Comme M. Geist le sait en tant qu’avocat, les commissaires du CRTC exercent les fonctions de juges administratifs, plutôt courantes dans le monde juridique canadien. Ils ne bénéficient peut-être pas de la sécurité d’emploi à vie des juges vêtus de noir que M. Geist favorise, mais ces arbitres experts en télécommunications et en radiodiffusion sont désignés par le même gouvernement fédéral qui nomme leurs homologues en robes noires. Dans l’éventualité où les commissaires du CRTC n’arriveraient pas à distinguer un site de piratage notoire d’une manifestation de la liberté d’expression, la Cour d’appel fédérale interviendrait.


N’oubliez pas que la proposition de bloquer des sites Web n’a rien à voir avec le discours juridique ni la liberté d’expression. C’est l’équivalent numérique de cadenasser un entrepôt plein de DVD volés. L’argument de la pente glissante est une spécialité des groupes d’intérêt comme la National Rifle Association : si on interdit les armes d’assaut, on finira forcément par interdire les pistolets de poche.
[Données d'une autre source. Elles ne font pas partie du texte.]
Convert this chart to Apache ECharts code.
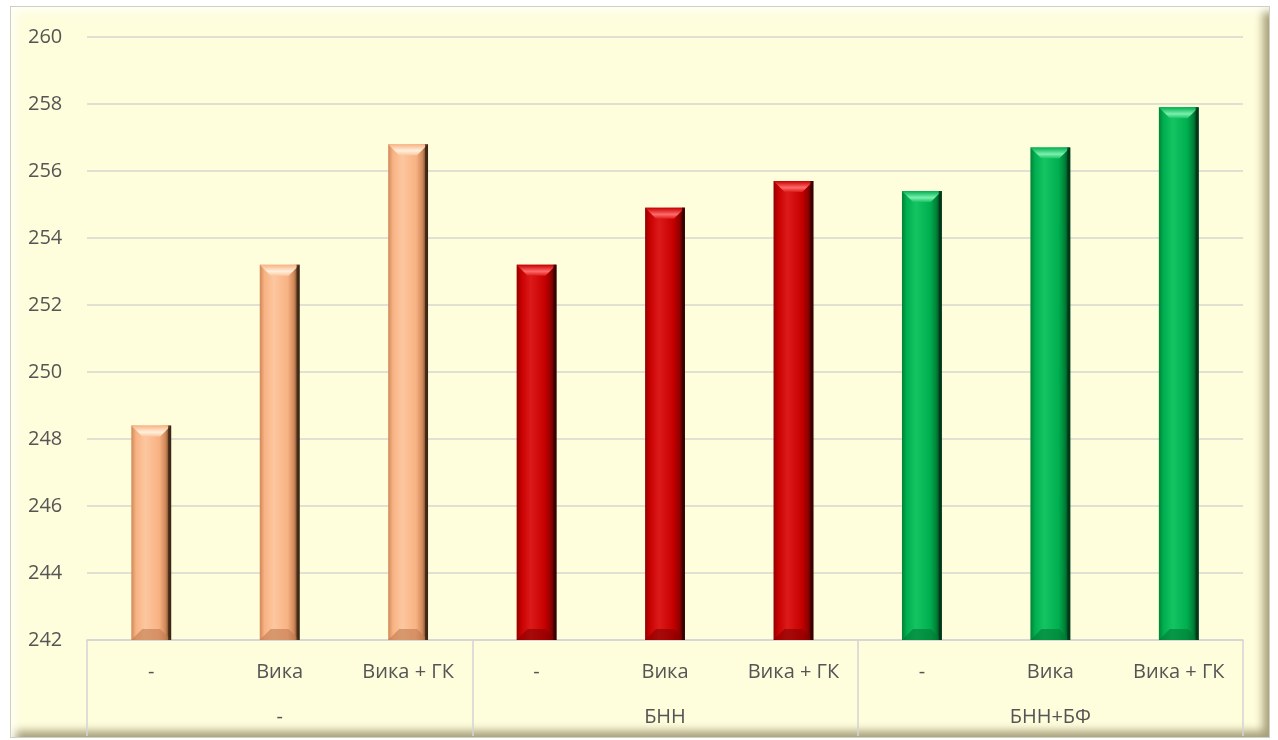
<!DOCTYPE html>
<html>
<head>
<meta charset="utf-8">
<script src="https://cdn.jsdelivr.net/npm/echarts@6/dist/echarts.min.js"></script>
<style>
  html, body { margin: 0; padding: 0; background: #ffffff; }
  #frame {
    position: absolute; left: 10px; top: 6px; width: 1260px; height: 732px;
    background: #FEFDDC; box-sizing: border-box;
    border: 1px solid #cfcfc4;
    box-shadow: inset 9px 9px 8px -4px #fffff4, inset -10px -10px 9px -4px #a89f7c;
  }
  #chart { position: absolute; left: 0; top: 0; width: 1278px; height: 740px; }
</style>
</head>
<body>
<div id="frame"></div>
<div id="chart"></div>
<script>
// Sub-treatment labels (one per bar) and group labels (one per 3 bars)
const categories = ['-', 'Вика', 'Вика + ГК', '-', 'Вика', 'Вика + ГК', '-', 'Вика', 'Вика + ГК'];
const groups = ['-', 'БНН', 'БНН+БФ'];
const values = [248.4, 253.2, 256.8, 253.2, 254.9, 255.7, 255.4, 256.7, 257.9];
const groupOf = [0, 0, 0, 1, 1, 1, 2, 2, 2];
const yTicks = { min: 242, max: 260, interval: 2 };

// Bevel palettes per group
const palettes = [
  { edgeL: '#d08858', body: '#f8b283', hi: '#fcc79f', edgeR: '#3a2414', cap: '#fff0dc', bottom: '#c07a4e' },
  { edgeL: '#920000', body: '#c80000', hi: '#dc1a1a', edgeR: '#350000', cap: '#ff6a6a', bottom: '#860000' },
  { edgeL: '#008238', body: '#00b050', hi: '#14c463', edgeR: '#003518', cap: '#7cf0ae', bottom: '#007a36' }
];

const chart = echarts.init(document.getElementById('chart'), null, { renderer: 'canvas' });

function renderBar(params, api) {
  const idx = api.value(0);
  const v = api.value(1);
  const p = palettes[groupOf[idx]];
  const top = api.coord([idx, v]);
  const base = api.coord([idx, yTicks.min]);
  const w = api.size([1, 0])[0] * 0.31;
  const x0 = top[0] - w / 2, x1 = top[0] + w / 2;
  const y0 = top[1], y1 = base[1];
  const b = Math.min(11, (y1 - y0) / 3);
  const bodyFill = new echarts.graphic.LinearGradient(0, 0, 1, 0, [
    { offset: 0, color: p.edgeL },
    { offset: 0.12, color: p.body },
    { offset: 0.35, color: p.hi },
    { offset: 0.7, color: p.body },
    { offset: 0.86, color: p.edgeL },
    { offset: 1, color: p.edgeR }
  ]);
  return {
    type: 'group',
    children: [
      { type: 'rect', shape: { x: x0, y: y0, width: w, height: y1 - y0 }, style: { fill: bodyFill } },
      {
        type: 'polygon',
        shape: { points: [[x0, y0], [x1, y0], [x1 - b, y0 + b], [x0 + b, y0 + b]] },
        style: {
          fill: new echarts.graphic.LinearGradient(0, 0, 0, 1, [
            { offset: 0, color: p.body },
            { offset: 0.6, color: p.cap },
            { offset: 1, color: p.hi }
          ])
        }
      },
      {
        type: 'polygon',
        shape: { points: [[x0, y1], [x1, y1], [x1 - b, y1 - b], [x0 + b, y1 - b]] },
        style: { fill: p.bottom, opacity: 0.6 }
      },
      {
        type: 'rect', shape: { x: x1 - 3, y: y0, width: 3, height: y1 - y0 },
        style: { fill: p.edgeR, opacity: 0.8 }
      }
    ]
  };
}

const labelFont = '"Open Sans", "DejaVu Sans", sans-serif';

chart.setOption({
  animation: false,
  grid: { left: 87, right: 35, top: 37, bottom: 100, containLabel: false },
  xAxis: [
    {
      type: 'category', data: categories, position: 'bottom',
      axisLine: { show: true, lineStyle: { color: '#d4d4d4', width: 1.5 } },
      axisTick: { show: false },
      axisLabel: { margin: 22, color: '#555555', fontSize: 20, fontFamily: labelFont, interval: 0 }
    },
    {
      type: 'category', data: groups, position: 'bottom', gridIndex: 0,
      axisLine: { show: false },
      axisTick: { show: true, length: 96, alignWithLabel: false, lineStyle: { color: '#d4d4d4', width: 1.5 } },
      axisLabel: { margin: 67, color: '#555555', fontSize: 20, fontFamily: labelFont, interval: 0 }
    }
  ],
  yAxis: {
    type: 'value', min: yTicks.min, max: yTicks.max, interval: yTicks.interval,
    axisLine: { show: false }, axisTick: { show: false },
    axisLabel: { align: 'left', margin: 59, color: '#555555', fontSize: 20, fontFamily: labelFont },
    splitLine: { lineStyle: { color: '#d6d6d0', width: 1.5 } }
  },
  series: [{
    type: 'custom',
    xAxisIndex: 0,
    renderItem: renderBar,
    encode: { x: 0, y: 1 },
    data: values.map((v, i) => [i, v])
  }]
});
</script>
</body>
</html>
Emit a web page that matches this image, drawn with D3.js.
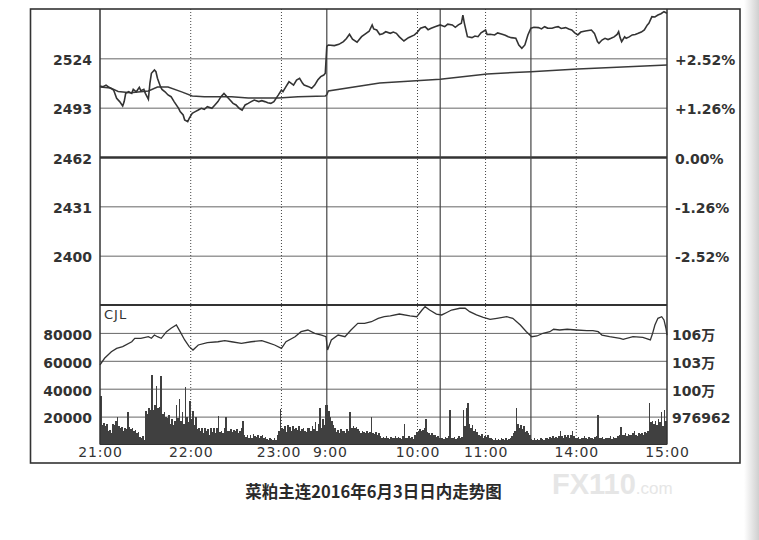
<!DOCTYPE html>
<html><head><meta charset="utf-8">
<script src="https://cdn.jsdelivr.net/npm/d3@7"></script>
<style>body{margin:0;background:#fff} svg{display:block}</style>
</head><body><svg id="c" width="759" height="540"></svg>
<script>
// ---------- data ----------
const tickMinutes = [0, 60, 120, 150, 210, 255, 315, 375];
const timeLabels = ["21:00", "22:00", "23:00", "9:00", "10:00", "11:00", "14:00", "15:00"];
const dottedMinutes = [60, 120, 210, 255, 315];
const sessionMinutes = [150, 225, 285];

const priceTicks = [2400, 2431, 2462, 2493, 2524];
const pctLabels = ["-2.52%", "-1.26%", "0.00%", "+1.26%", "+2.52%"];
const volTicks = [20000, 40000, 60000, 80000];
const oiLabels = ["976962", "100万", "103万", "106万"];

const priceMinutes = [0,2,4,6,9,11,13,15,16,17,19,21,22,24,26,27,29,30,32,33,34,36,37,38,40,41,43,45,47,49,52,53,55,56,58,59,61,63,65,67,69,71,74,76,78,80,82,84,86,88,90,92,94,96,98,100,102,105,107,109,111,113,115,118,120,121,123,125,128,130,132,134,135,138,140,142,144,146,148,149,
150,151,155,158,161,163,165,167,170,173,176,178,180,181,183,185,187,189,192,194,196,198,201,204,208,210,212,215,217,219,222,225,228,230,233,235,237,239,240,241,243,246,248,250,252,255,256,258,261,263,266,268,270,272,275,277,279,281,283,285,287,290,292,294,296,299,301,303,305,308,310,312,314,316,318,321,323,325,327,329,330,332,334,336,338,340,342,343,344,345,347,348,350,352,354,356,358,360,362,363,365,367,369,371,373,375];
const priceValues = [2506.6,2506.2,2507.2,2505.8,2504.1,2498.9,2496.8,2494.1,2496.8,2502.0,2503.0,2502.0,2504.5,2503.0,2505.8,2503.7,2504.5,2502.0,2498.3,2508.3,2514.6,2516.7,2515.6,2511.5,2506.2,2504.5,2503.0,2501.0,2499.9,2496.8,2492.6,2490.5,2488.4,2485.3,2484.2,2486.3,2489.5,2490.5,2491.5,2492.6,2492.0,2493.6,2492.6,2494.7,2496.8,2499.9,2502.0,2499.9,2497.8,2495.7,2494.7,2492.6,2491.5,2494.7,2495.7,2496.8,2497.8,2496.8,2497.4,2496.8,2496.1,2495.7,2496.8,2501.0,2504.1,2503.0,2506.2,2509.3,2507.2,2510.4,2511.5,2508.3,2507.2,2506.2,2505.2,2507.2,2510.4,2512.5,2513.5,2514.6,
2531.5,2532.4,2532.0,2532.8,2534.5,2536.5,2539.1,2536.0,2534.1,2537.6,2539.7,2541.0,2545.0,2542.5,2541.8,2539.0,2539.5,2540.7,2539.7,2540.5,2539.7,2537.5,2534.9,2537.0,2538.7,2540.5,2542.9,2543.9,2542.0,2542.9,2544.0,2545.0,2543.9,2545.5,2545.0,2543.5,2545.0,2546.0,2551.2,2546.0,2537.6,2537.0,2538.0,2537.6,2540.0,2541.8,2539.0,2539.1,2538.7,2540.0,2539.1,2538.5,2537.6,2537.0,2536.6,2532.4,2530.3,2532.4,2538.7,2542.9,2543.5,2543.3,2542.5,2543.9,2543.0,2542.9,2543.5,2543.9,2542.8,2543.3,2542.5,2541.8,2540.0,2538.7,2540.5,2541.2,2541.5,2541.8,2539.7,2534.5,2533.5,2535.5,2536.6,2535.8,2536.6,2537.5,2539.0,2540.7,2537.0,2534.5,2537.5,2536.6,2537.5,2538.7,2539.0,2539.7,2540.5,2541.8,2545.0,2546.0,2550.2,2550.0,2551.2,2552.0,2553.3,2552.3];

const avgMinutes = [0,7,12,20,32,38,45,54,61,69,87,98,118,131,149,150,151,185,225,256,285,316,375];
const avgValues = [2506.0,2505.4,2503.2,2502.4,2503.5,2506.0,2506.0,2502.9,2500.4,2499.8,2499.8,2499.1,2499.1,2499.8,2500.4,2501.1,2503.5,2508.5,2510.8,2514.2,2515.6,2517.3,2519.8];

const oiMinutes = [0,3,7.5,11,15,21,23,27,32,34,36,38,40.5,44,47,50.5,53,56,59,61.5,65,71,78,82.5,87,93.5,100,107,111,115.5,120,123,129,133,137.5,142,146.5,149.5,150.5,153,157.5,162,166,170.5,175,179.5,184,188,192,198,205,209.5,213,215,218,222.5,226,229,232.5,238,241.5,244.5,249,253.5,258,262.5,269,273,278,282,285.5,289,293,297.5,300,304,309,315,322,326,329.5,332,337,344,346,352.5,359,364,365.5,367,369,371.5,373,374.3,375];
const oiValues = [1025500,1032700,1039800,1043400,1045200,1050500,1054200,1054200,1055900,1054200,1057700,1055900,1054200,1061300,1065000,1068500,1061300,1052400,1045200,1041600,1047000,1049500,1050500,1051600,1050500,1048800,1050500,1051600,1049500,1047000,1043400,1050500,1055900,1061300,1063100,1059600,1057700,1055900,1041600,1052400,1057700,1055900,1063100,1070300,1070300,1072000,1075700,1077400,1078200,1080300,1078200,1077400,1084600,1088200,1084600,1080300,1079300,1081700,1084600,1086500,1086500,1082800,1079300,1076800,1074600,1075700,1077400,1075700,1068500,1061300,1055900,1056700,1059600,1061300,1063900,1063100,1063900,1063100,1062400,1062400,1061300,1057700,1055900,1054200,1053100,1055900,1055300,1052400,1059600,1068500,1075700,1077400,1073900,1065000,1057700];

const volumes = [
35000,14000,15500,13000,14500,9500,10500,8000,15000,14000,
17000,19500,13000,11500,12500,10000,12000,11000,23000,12500,
11000,12000,9500,10500,8000,9000,5500,4500,6000,3500,
24000,22000,26000,25000,50000,25000,28000,42000,26000,27000,
49000,22000,23000,20000,19000,21000,15000,18000,14000,17000,
28000,19000,32500,17000,23000,15000,41000,20000,16000,31000,
18000,24000,14000,20000,11000,12000,10000,11500,8500,12000,
10000,11000,7000,12000,9000,11500,8000,12000,20500,9000,
10000,8000,11500,19500,9500,10000,11000,9000,10500,9500,
11000,8000,10000,12000,17000,6500,5500,7000,5000,6500,
5000,7500,6000,5500,6500,4500,6000,7000,5000,5500,
4000,3500,5000,4000,3000,4500,3500,7000,10000,25500,
12000,11000,13000,9000,14000,12500,10000,13500,11000,12000,
10500,13000,9500,11000,12000,10000,9000,11500,12000,10000,
13000,11000,16000,10000,15000,26500,12000,18000,14000,28000,
28000,24000,20000,17000,14000,12000,9000,10500,8000,11000,
9500,10000,8500,11000,10000,23000,12000,13000,11500,12500,
11000,10000,8000,9500,9000,8500,9500,8000,9000,19500,
8000,7500,9000,7000,8500,6000,5000,5500,4500,6000,
5000,4000,5500,4500,5000,6000,4500,5500,5000,4000,
6000,15000,5000,4500,6000,5000,5500,4000,6500,9000,
10000,11000,9500,10500,12000,18500,9000,8000,7000,8500,
6500,7000,5500,6000,5000,
4500,5000,4000,5500,4500,
6000,25000,5000,4500,5500,4000,5000,6000,4500,5500,
24500,13000,26000,29500,15000,12000,14000,10000,11000,9000,
7000,6000,7500,5000,6000,5500,7000,4500,5000,4000,
3500,4500,3000,4000,3500,5000,4000,3000,4500,3500,
4000,5000,6000,8000,10000,26000,15000,12000,14000,11000,
13000,9000,10000,8000,7000,
4000,3500,4500,3000,4000,3500,4500,4000,3000,4500,
5000,4000,5500,4500,6000,5000,5500,4500,6000,10000,
6000,5000,7000,5500,6500,5000,7000,10000,6000,5000,
4500,5500,4000,5000,4500,6000,5000,4000,5500,4500,
5000,4000,5500,6000,21000,5000,4500,5500,4000,5000,
4500,5000,6000,4000,5500,5000,4500,6000,7000,12500,
7000,6500,8000,6000,7500,6500,7000,8000,10000,7000,
6000,8000,7500,8500,6500,9000,8000,10000,30000,16000,
17000,15000,16500,14000,18000,16000,23500,13000,25000,17000];

const caption = "菜粕主连2016年6月3日日内走势图";

// ---------- drawing ----------
const svg = d3.select("#c");
const L = 100, R = 667, T = 9, MID = 305, B = 444.5;
const x = d3.scaleLinear().domain([0, 375]).range([L, R]);
const yP = d3.scaleLinear().domain([2369, 2555]).range([MID, T]);
const yV = d3.scaleLinear().domain([0, 100000]).range([B, MID]);
const yOI = d3.scaleLinear().domain([940000, 1090000]).range([B, MID]);

svg.append("rect").attr("width", 759).attr("height", 540).attr("fill", "#fff");
const defs = svg.append("defs");
const grad = defs.append("linearGradient").attr("id", "edge").attr("x1", 0).attr("x2", 1);
grad.append("stop").attr("offset", 0).attr("stop-color", "#fff");
grad.append("stop").attr("offset", 1).attr("stop-color", "#cfcfcf");
svg.append("rect").attr("x", 744).attr("y", 0).attr("width", 15).attr("height", 540).attr("fill", "url(#edge)");

const numFont = "'DejaVu Sans', Verdana, sans-serif";

// horizontal grid + left labels
const gP = svg.append("g").attr("transform", `translate(${L},0)`)
  .call(d3.axisLeft(yP).tickValues(priceTicks).tickSize(-(R - L)).tickPadding(8).tickFormat(d3.format("d")));
const gV = svg.append("g").attr("transform", `translate(${L},0)`)
  .call(d3.axisLeft(yV).tickValues(volTicks).tickSize(-(R - L)).tickPadding(8).tickFormat(d3.format("d")));
[gP, gV].forEach(g => {
  g.select(".domain").remove();
  g.selectAll(".tick line").attr("stroke", "#666").attr("stroke-width", 1);
  g.selectAll(".tick text").attr("font-family", numFont).attr("font-weight", "bold")
    .attr("font-size", 14).attr("fill", "#333").attr("dy", "0.45em");
});
gP.selectAll(".tick line").filter(d => d === 2462).attr("stroke", "#333").attr("stroke-width", 2.6);

// right labels
const gPR = svg.append("g").attr("transform", `translate(${R},0)`)
  .call(d3.axisRight(yP).tickValues(priceTicks).tickSize(0).tickPadding(8).tickFormat((d, i) => pctLabels[i]));
const gVR = svg.append("g").attr("transform", `translate(${R},0)`)
  .call(d3.axisRight(yV).tickValues(volTicks).tickSize(0).tickPadding(5).tickFormat((d, i) => oiLabels[i]));
[gPR, gVR].forEach(g => {
  g.select(".domain").remove();
  g.selectAll(".tick text").attr("font-family", numFont).attr("font-weight", "bold")
    .attr("font-size", 14).attr("fill", "#333").attr("dy", "0.45em");
});
gVR.selectAll(".tick text").attr("font-family", "'DejaVu Sans', 'Noto Sans CJK SC', sans-serif");

// vertical grid
svg.append("g").selectAll("line").data(dottedMinutes).join("line")
  .attr("x1", d => x(d)).attr("x2", d => x(d)).attr("y1", T).attr("y2", B)
  .attr("stroke", "#444").attr("stroke-width", 1).attr("stroke-dasharray", "1,2");
svg.append("g").selectAll("line").data(sessionMinutes).join("line")
  .attr("x1", d => x(d)).attr("x2", d => x(d)).attr("y1", T).attr("y2", B)
  .attr("stroke", "#444").attr("stroke-width", 1.2);

// volume bars
svg.append("g").attr("shape-rendering", "crispEdges").selectAll("rect").data(volumes).join("rect")
  .attr("x", (d, i) => x(i)).attr("width", (d, i) => x(i + 1) - x(i))
  .attr("y", d => yV(d)).attr("height", d => B - yV(d)).attr("fill", "#404040");

// panel frame
const frame = svg.append("g").attr("stroke", "#333").attr("fill", "none");
frame.append("line").attr("x1", L).attr("x2", L).attr("y1", T).attr("y2", B).attr("stroke-width", 1.5);
frame.append("line").attr("x1", R).attr("x2", R).attr("y1", T).attr("y2", B).attr("stroke-width", 1.5);
frame.append("line").attr("x1", L).attr("x2", R).attr("y1", MID).attr("y2", MID).attr("stroke-width", 2);
frame.append("line").attr("x1", L).attr("x2", R).attr("y1", B).attr("y2", B).attr("stroke-width", 1);
svg.append("rect").attr("x", 30.5).attr("y", 9).attr("width", 709.5).attr("height", 454)
  .attr("fill", "none").attr("stroke", "#333").attr("stroke-width", 1.6);

// lines
const zip = (a, b) => a.map((m, i) => [m, b[i]]);
svg.append("path").datum(zip(avgMinutes, avgValues))
  .attr("d", d3.line().x(d => x(d[0])).y(d => yP(d[1])))
  .attr("fill", "none").attr("stroke", "#3a3a3a").attr("stroke-width", 1.5);
svg.append("path").datum(zip(priceMinutes, priceValues))
  .attr("d", d3.line().x(d => x(d[0])).y(d => yP(d[1])))
  .attr("fill", "none").attr("stroke", "#333").attr("stroke-width", 1.6);
svg.append("path").datum(zip(oiMinutes, oiValues))
  .attr("d", d3.line().x(d => x(d[0])).y(d => yOI(d[1])))
  .attr("fill", "none").attr("stroke", "#333").attr("stroke-width", 1.3);

svg.append("text").attr("x", 104).attr("y", 319).text("CJL")
  .attr("font-family", numFont).attr("font-size", 13).attr("letter-spacing", 1).attr("fill", "#333");

// x axis labels
const labelShift = {120: -3, 150: 3};
const gX = svg.append("g").attr("transform", `translate(0,${B})`)
  .call(d3.axisBottom(x).tickValues(tickMinutes).tickSize(0).tickPadding(3).tickFormat((d, i) => timeLabels[i]));
gX.select(".domain").remove();
gX.selectAll(".tick text").attr("font-family", numFont).attr("font-size", 14)
  .attr("letter-spacing", 0.8).attr("fill", "#333")
  .attr("dx", d => labelShift[d] || 0);

// caption
svg.append("text").attr("x", 373.5).attr("y", 498).attr("text-anchor", "middle")
  .attr("font-family", "'Noto Sans CJK SC', sans-serif").attr("font-weight", "bold")
  .attr("font-size", 16.5).attr("fill", "#2a2a2a").text(caption);

// watermark
const wm = svg.append("text").attr("x", 552).attr("y", 494)
  .attr("font-family", "'Liberation Sans', Arial, sans-serif").attr("font-weight", "bold").attr("fill", "#e6e6e6");
wm.append("tspan").attr("font-size", 29).text("FX110");
wm.append("tspan").attr("font-size", 17).attr("font-weight", "normal").text(".com");
</script></body></html>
Comme nous l’ont rappelé les événements qui se sont produits dernièrement au Kenya, un gouvernement autoritaire qui souhaite fermer les stations de télévision qui présentent ses adversaires politiques n’a pas besoin de pente glissante. Ils le font tout simplement.


Mais nous sommes au Canada, où existe une longue tradition de règle de droit et de liberté d’expression, pas au Kenya ou en Russie.


L’autre principale objection à la proposition de Franc-Jeu est bien résumée par une publication récente sur notre page Facebook : « Je n’aurais pas recours à d’autres sources de données en continu si la télévision par satellite était offerte à prix raisonnable et parfaitement adaptée à mes besoins. »


Il ne fait aucun doute que les usagers de ces sources croient que les câblodistributeurs exigent des frais trop élevés et devraient fonctionner comme Netflix. Bref, s’ils pouvaient visionner tous les films et les matchs qu’ils veulent pour 10,99 $ par mois, ils n’auraient pas besoin d’écouter du contenu piraté.


Néanmoins, cet argument ne tient plus lorsqu’on l’analyse minutieusement.

Tout d’abord, il faut rendre à César ce qui appartient à César. On doit reconnaître le succès incroyable de Netflix. Il s’est hissé au sommet des chaînes vidéo au Canada grâce à ses outils de navigation conviviaux, à son envergure mondiale et à son bas tarif d’abonnement mensuel. Netflix n’a jamais fait d’argent et est endetté de milliards de dollars.


Il est impossible de visionner la plupart des films de deuxième fenêtre, c’est-à-dire ceux qui se font pirater, sur Netflix. Netflix ne diffuse pas non plus les matchs de soccer internationaux qui attirent un si grand public illicite, car ils coûtent trop cher pour être revendus 10,99 $ par mois. En revanche, les câblodistributeurs achètent ces films à succès et ces manifestations sportives à des prix exorbitants et les revendent à leur juste valeur.


Il n’en reste pas moins que les entreprises médiatiques canadiennes essaient autant que possible d’émuler Netflix. Confronté au géant Netflix, Bell Média propose CraveTV (7,99 $ par mois). Rogers et Shaw ont lancé Shomi à 8,99 $ par mois, mais il n’a pas fait long feu. Bell vient de mettre de l’avant Snackable TV, une application gratuite de courtes bandes vidéo.


Le plus ironique, c’est que Netflix, à 10,99 $, coûte encore trop cher au goût de certains. Dans le monde entier, Netflix et d’autres entreprises de diffusion en continu perdent 30 milliards de dollars par année au profit de sites de piratage, et ce chiffre ne cesse d’augmenter.